Aim
Take the lines of the data below from the very first through the line containing "e1Plus = [[4300,22.6],[6400,32.3],[17100,32.0],[25650,26.9]];" and output them exactly, pictures excluded.

Data block
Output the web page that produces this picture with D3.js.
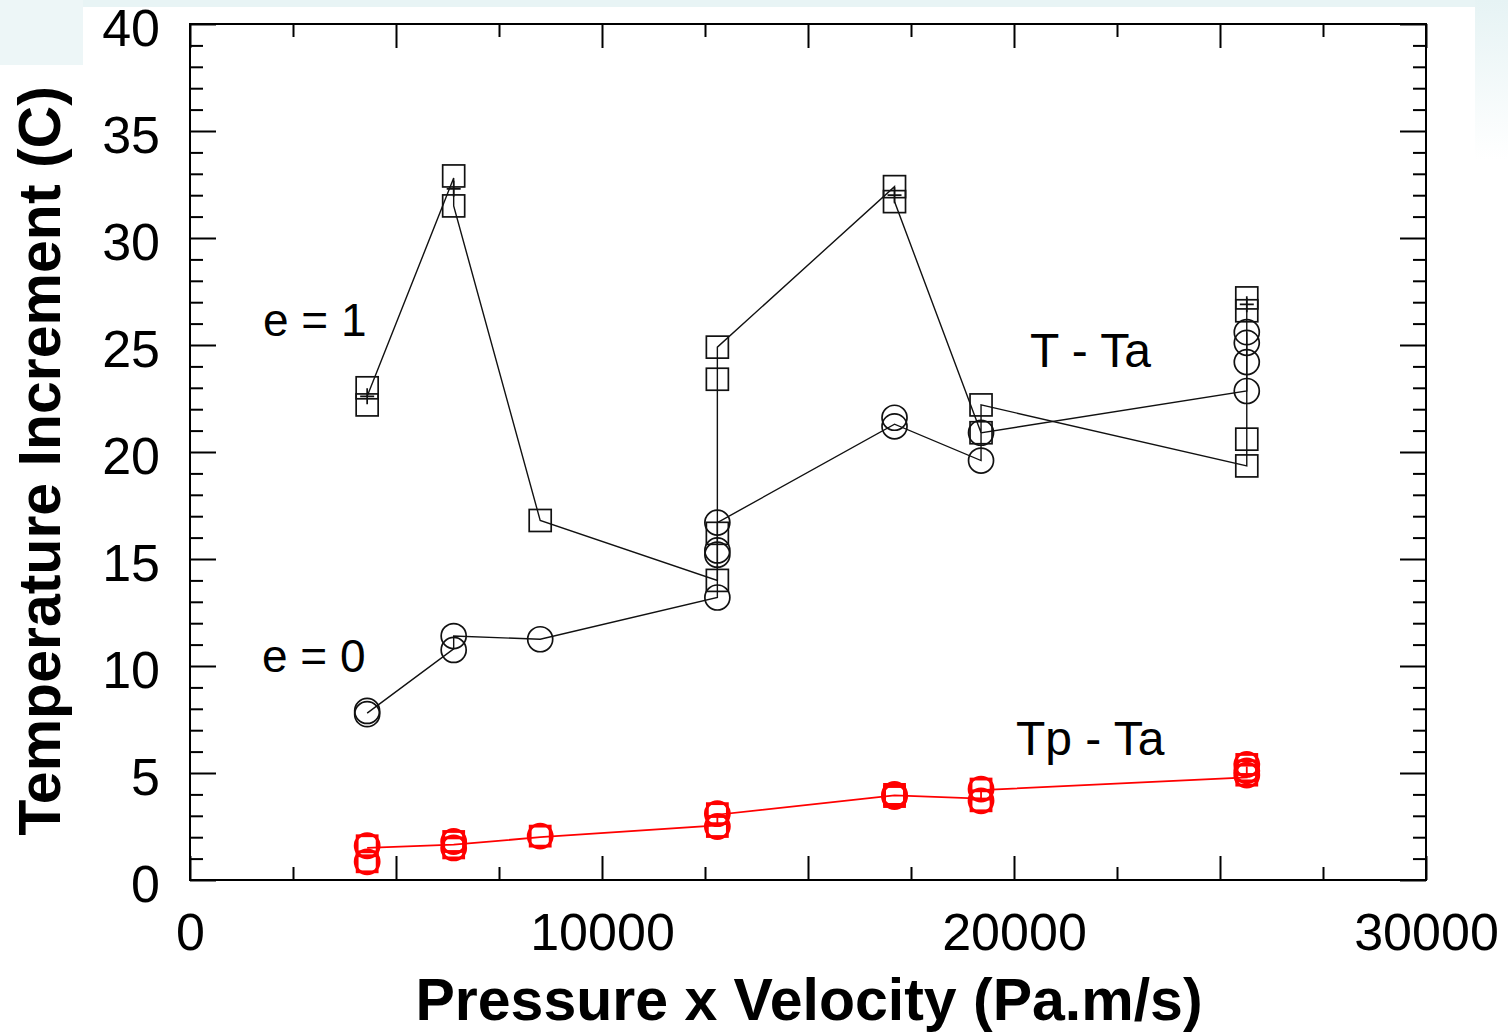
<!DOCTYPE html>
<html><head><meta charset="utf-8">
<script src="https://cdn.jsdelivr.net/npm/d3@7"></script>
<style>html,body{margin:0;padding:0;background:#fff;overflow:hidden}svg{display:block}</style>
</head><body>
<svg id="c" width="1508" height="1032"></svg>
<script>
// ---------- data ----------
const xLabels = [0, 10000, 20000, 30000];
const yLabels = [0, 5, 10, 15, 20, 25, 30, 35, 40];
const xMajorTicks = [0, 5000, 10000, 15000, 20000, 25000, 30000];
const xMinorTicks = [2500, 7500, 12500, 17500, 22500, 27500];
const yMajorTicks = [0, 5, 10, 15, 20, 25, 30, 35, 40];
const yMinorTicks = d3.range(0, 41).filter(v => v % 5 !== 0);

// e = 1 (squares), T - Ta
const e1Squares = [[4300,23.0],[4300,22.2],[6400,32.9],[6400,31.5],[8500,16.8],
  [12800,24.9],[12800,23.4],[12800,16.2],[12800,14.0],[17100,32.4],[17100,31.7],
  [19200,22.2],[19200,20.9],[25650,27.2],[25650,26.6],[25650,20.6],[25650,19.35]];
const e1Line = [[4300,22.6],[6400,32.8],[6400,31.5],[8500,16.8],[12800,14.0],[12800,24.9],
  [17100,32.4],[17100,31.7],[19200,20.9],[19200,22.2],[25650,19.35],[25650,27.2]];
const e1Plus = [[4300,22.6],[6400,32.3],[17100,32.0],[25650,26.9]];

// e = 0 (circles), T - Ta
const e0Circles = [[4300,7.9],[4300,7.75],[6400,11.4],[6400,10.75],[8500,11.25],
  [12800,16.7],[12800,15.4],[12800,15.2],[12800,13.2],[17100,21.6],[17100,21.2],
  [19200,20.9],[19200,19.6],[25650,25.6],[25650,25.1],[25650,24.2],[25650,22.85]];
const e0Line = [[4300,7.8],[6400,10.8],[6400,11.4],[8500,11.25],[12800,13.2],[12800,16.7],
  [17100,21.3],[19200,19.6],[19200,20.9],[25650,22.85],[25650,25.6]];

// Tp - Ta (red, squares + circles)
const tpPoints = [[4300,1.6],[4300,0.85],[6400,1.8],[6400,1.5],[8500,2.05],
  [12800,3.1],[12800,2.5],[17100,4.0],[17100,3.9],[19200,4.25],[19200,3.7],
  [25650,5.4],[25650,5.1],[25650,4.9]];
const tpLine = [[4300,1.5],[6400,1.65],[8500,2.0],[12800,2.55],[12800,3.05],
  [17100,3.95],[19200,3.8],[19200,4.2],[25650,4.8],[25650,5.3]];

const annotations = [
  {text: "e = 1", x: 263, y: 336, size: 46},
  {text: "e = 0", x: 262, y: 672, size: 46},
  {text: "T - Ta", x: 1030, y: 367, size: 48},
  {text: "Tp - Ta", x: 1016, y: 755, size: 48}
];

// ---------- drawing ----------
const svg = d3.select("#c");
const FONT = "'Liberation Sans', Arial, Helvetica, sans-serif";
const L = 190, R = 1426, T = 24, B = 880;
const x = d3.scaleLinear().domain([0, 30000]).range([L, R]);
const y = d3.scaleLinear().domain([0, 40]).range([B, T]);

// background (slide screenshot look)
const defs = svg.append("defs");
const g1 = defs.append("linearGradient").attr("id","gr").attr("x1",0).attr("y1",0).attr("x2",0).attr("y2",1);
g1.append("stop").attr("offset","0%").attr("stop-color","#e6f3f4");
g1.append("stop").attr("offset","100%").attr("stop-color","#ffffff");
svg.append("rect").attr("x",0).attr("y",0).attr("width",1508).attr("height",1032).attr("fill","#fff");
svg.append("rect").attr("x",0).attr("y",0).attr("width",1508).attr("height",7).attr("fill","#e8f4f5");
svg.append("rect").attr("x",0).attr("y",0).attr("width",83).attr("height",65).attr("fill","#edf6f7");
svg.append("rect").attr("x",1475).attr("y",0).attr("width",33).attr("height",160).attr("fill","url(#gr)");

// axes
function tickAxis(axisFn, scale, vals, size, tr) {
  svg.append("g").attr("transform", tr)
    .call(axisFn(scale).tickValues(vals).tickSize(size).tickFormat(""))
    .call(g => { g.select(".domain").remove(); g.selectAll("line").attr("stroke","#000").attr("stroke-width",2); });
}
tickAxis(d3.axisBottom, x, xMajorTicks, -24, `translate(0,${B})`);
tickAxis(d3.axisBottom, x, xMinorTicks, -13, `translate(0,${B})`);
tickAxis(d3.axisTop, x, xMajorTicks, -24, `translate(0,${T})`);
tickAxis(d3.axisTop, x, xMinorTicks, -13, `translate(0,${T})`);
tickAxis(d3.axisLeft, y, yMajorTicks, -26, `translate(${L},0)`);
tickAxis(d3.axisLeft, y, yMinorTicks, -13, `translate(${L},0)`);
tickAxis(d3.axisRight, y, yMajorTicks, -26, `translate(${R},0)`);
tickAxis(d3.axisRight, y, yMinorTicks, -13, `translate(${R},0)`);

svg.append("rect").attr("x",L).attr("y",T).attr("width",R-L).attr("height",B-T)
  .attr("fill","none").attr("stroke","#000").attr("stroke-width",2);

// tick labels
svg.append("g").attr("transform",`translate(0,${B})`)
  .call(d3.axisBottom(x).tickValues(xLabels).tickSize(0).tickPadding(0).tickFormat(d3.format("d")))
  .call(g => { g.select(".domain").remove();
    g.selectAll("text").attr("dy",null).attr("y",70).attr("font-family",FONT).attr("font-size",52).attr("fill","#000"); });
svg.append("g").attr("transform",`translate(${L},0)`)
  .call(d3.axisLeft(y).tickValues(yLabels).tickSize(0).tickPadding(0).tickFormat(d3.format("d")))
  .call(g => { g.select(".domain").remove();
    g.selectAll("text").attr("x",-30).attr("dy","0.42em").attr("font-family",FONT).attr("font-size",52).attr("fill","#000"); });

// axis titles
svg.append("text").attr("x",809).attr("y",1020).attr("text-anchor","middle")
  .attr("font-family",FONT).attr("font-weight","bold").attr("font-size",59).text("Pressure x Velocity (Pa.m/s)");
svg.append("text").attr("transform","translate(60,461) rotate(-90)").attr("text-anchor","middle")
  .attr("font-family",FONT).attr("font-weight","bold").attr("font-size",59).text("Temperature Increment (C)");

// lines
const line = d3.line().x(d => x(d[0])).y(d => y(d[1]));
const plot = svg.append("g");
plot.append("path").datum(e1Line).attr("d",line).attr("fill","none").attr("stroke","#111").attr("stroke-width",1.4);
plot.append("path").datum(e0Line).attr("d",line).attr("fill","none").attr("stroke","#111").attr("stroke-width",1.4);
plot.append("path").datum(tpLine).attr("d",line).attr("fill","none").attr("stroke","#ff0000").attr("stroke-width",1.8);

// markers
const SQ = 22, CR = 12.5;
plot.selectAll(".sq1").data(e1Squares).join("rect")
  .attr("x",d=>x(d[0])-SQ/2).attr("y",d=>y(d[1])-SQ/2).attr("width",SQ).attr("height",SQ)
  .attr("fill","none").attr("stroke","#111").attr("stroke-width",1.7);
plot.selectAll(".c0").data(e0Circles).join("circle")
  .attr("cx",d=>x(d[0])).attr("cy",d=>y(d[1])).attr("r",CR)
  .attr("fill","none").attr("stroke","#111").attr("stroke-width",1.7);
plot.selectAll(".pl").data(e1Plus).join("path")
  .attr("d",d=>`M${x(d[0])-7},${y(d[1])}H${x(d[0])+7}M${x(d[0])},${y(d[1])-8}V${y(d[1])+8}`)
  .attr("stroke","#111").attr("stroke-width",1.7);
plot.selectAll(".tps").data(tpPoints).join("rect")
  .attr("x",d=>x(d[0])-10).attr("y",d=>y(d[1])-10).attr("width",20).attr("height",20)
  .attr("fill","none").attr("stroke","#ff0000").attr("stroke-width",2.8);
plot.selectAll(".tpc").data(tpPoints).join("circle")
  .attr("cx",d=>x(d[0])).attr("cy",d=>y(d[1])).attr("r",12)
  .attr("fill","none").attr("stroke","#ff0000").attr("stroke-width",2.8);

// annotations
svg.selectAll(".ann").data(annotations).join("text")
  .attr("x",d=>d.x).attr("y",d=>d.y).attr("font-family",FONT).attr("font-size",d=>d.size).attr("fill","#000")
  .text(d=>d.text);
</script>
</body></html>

Answer to this task
Output the web page that produces this picture with D3.js.
<!DOCTYPE html>
<html><head><meta charset="utf-8">
<script src="https://cdn.jsdelivr.net/npm/d3@7"></script>
<style>html,body{margin:0;padding:0;background:#fff;overflow:hidden}svg{display:block}</style>
</head><body>
<svg id="c" width="1508" height="1032"></svg>
<script>
// ---------- data ----------
const xLabels = [0, 10000, 20000, 30000];
const yLabels = [0, 5, 10, 15, 20, 25, 30, 35, 40];
const xMajorTicks = [0, 5000, 10000, 15000, 20000, 25000, 30000];
const xMinorTicks = [2500, 7500, 12500, 17500, 22500, 27500];
const yMajorTicks = [0, 5, 10, 15, 20, 25, 30, 35, 40];
const yMinorTicks = d3.range(0, 41).filter(v => v % 5 !== 0);

// e = 1 (squares), T - Ta
const e1Squares = [[4300,23.0],[4300,22.2],[6400,32.9],[6400,31.5],[8500,16.8],
  [12800,24.9],[12800,23.4],[12800,16.2],[12800,14.0],[17100,32.4],[17100,31.7],
  [19200,22.2],[19200,20.9],[25650,27.2],[25650,26.6],[25650,20.6],[25650,19.35]];
const e1Line = [[4300,22.6],[6400,32.8],[6400,31.5],[8500,16.8],[12800,14.0],[12800,24.9],
  [17100,32.4],[17100,31.7],[19200,20.9],[19200,22.2],[25650,19.35],[25650,27.2]];
const e1Plus = [[4300,22.6],[6400,32.3],[17100,32.0],[25650,26.9]];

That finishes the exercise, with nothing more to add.